De onde lá longe (de Nuuk, a capital, 17 mil habitantes, diz a Wikipedia?) terá vindo o homem e a sua família para ajudar a continuar, numa cadeira de barbeiro, esta relação improvável forjada há séculos entre um país na ponta da Europa e uma região árctica na ponta do mundo? Há-de desaparecer sem que o saibamos. Soubemos das férias, da família, do bacalhau. E que havia habitantes da Gronelândia a passear na Baixa de Coimbra. Surpreendente, não?

Tchk-tchk-tchk, continua o barbeiro, trabalhando outra cabeça. “Da Gronelândia nunca tínhamos tido ninguém. Mas ainda a semana passada esteve cá um homem do Turquemenistão.” Conta que todos os dias curiosos param frente à grande vidraça, atraídos pelas cadeiras, pelas navalhas, pelas fotos. Quando entram, são forasteiros, quando saem, são da casa, são um elo mais na conversa do dia que, entre artesão capilar e cliente, continuará no dia seguinte.
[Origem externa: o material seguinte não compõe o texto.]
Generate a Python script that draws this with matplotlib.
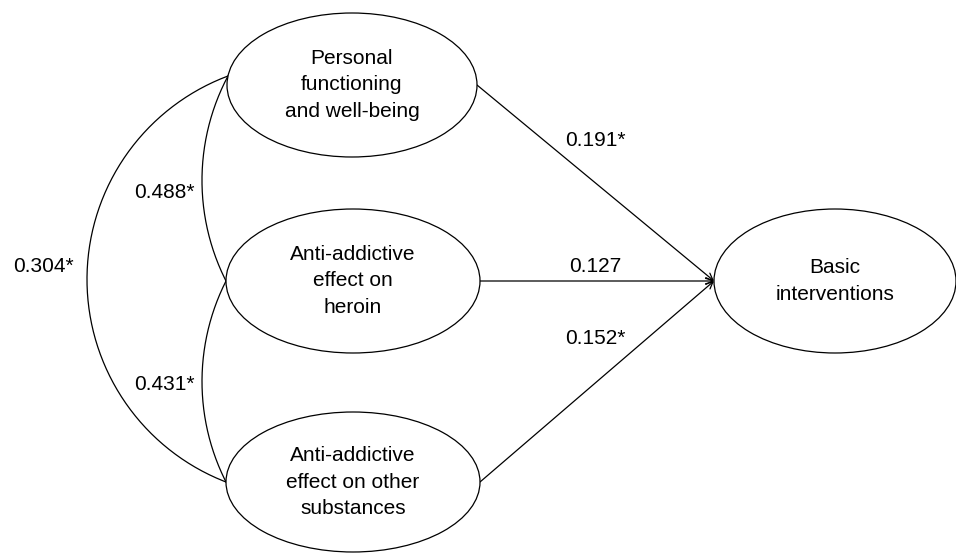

“Isto está tudo a ser levado”, diz o barbeiro. Fala das ruas em volta, fala de casas, de habitantes, de turismo, de negócios como o seu. Fala de coisas que vê acontecer fora das suas portas, com nomes feios como especulação imobiliária e gentrificação. Isso é lá fora. Ele acredita que vai ficar ali para sempre. Faz bem em acreditar e queremos acreditar com ele. Afinal, onde mais se poderia contar uma história que começa assim: um português e um homem da Gronelândia entram num barbeiro.